With support band done the crowd moves, some go to the bar, some were friends of the support band, and I move closer to the stage. I don’t like this venue; there is something horrible about the light, too much red light, which my camera seems to particularly dislike, giving some dreadful results. I find myself standing beside a particularly petite girl, a couple of bags sitting on the floor by her feet, which seems a bit rude so close to the stage, especially since when her friend returns the pair stand in protective circle creating a dead space that close to the band. But it’s a fairly immobile audience, and they get away with it, mostly. It’s a strange night, I feel strangely disorientated, it seems like I am surrounded by people chattering away in Spanish and Japanese – though between the volume of music, and ear plugs for my own good, everything feels muffled and dislocated. The two girls with the bags are Spanish, though in some ways are polar opposites of each other. The first is wearing a little black dress, has her hair carefully cut in layers to striking effect, she is skinny, wearing striped green tights, flat shoes. She has her nose pierced, two small, delicate rings tight together through one nostril, she wears an extravagant black butterfly ring on her hand. She has an agitated, expressive face, bursting into quick grins, little gasps of joy at the music. Turning to her friend once or twice she brings thumb and forefinger together against her lips and kisses away, that curious expression of excellence that you sometimes see people make on TV. She brings out a chunky camera once Mono are on, reaching over other people’s heads, tilting the screen, so she can take pictures.

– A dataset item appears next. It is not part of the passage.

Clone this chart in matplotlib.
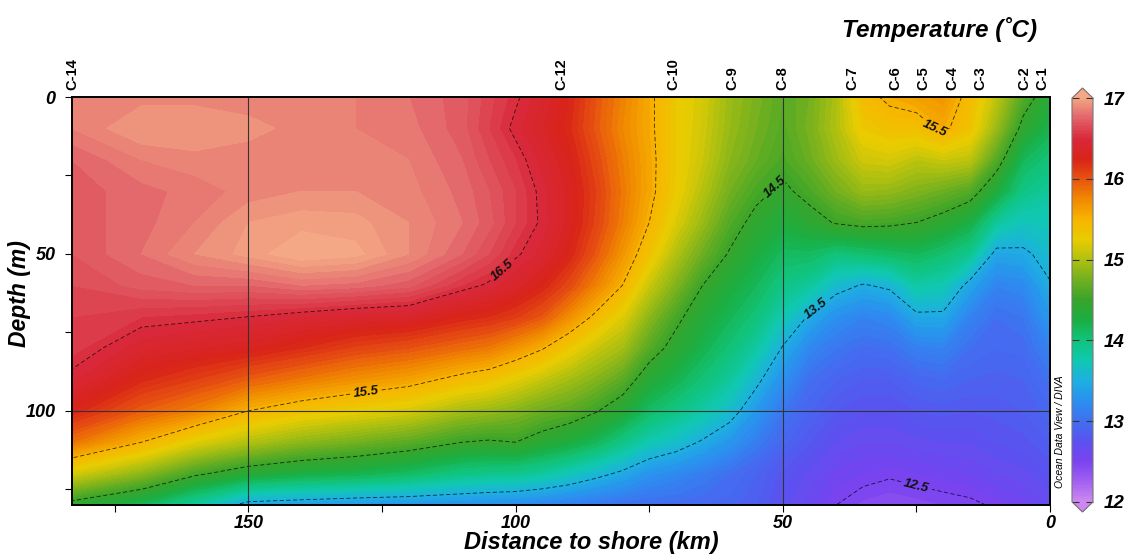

A couple of times she jumps up and down with delight. Her friend stands there, a hooded top over an average looking blouse, her hair cut shorter, perhaps the feminine end of boyish. She stands with her hands in her jean pockets, nodding at her friends comments.

Like any gig these days there are a load of people with cameras. The Spanish girl, another short haired girl, the two of them vying for space once or twice. Then the pro, the guy who has the pass that says he is a photographer, not that it appears to grant him much benefit that anyone else standing there has. I take photos too, trying to get over that red light, waiting for other lights, trying different settings. Periodic arms reach by me, cameras wielded for quick shots. Then there is the guy in the green t-shirt, off to the side of the stage, came down after a compact crowd was already in place, and is annoyed about it. He stands there snapping away. Till midway, he plunges to the stage, seeming to physically grab a couple of young guys with long hair and shove them out of his way. The security guy stands back, off the side of the stage chewing gum, for him it’s a quiet night, and nothing comes of this guy acting like an ass. He goes back to where he was standing before, throwing his camera on the speaker top, grabbing his drink, growling at the world – how dare it get in his way. Towards the end of the set he comes back, this time aiming for mid-stage, brushing roughly by me, nearly tumbling over the girl’s bags, drawing dirty looks. He takes a few snaps, having shoved the folk that were standing there out of his road. Again that done he returns to his place, this time practically walking over the bags, this time bumping into me. The chippier of the two Spanish girls is waving her arms in the air, shouting at him. He gets back to where he was and glares back with that expression that says, come on, make something of it, I’ll fight you. Our attentions return to the band, ignoring this asshole.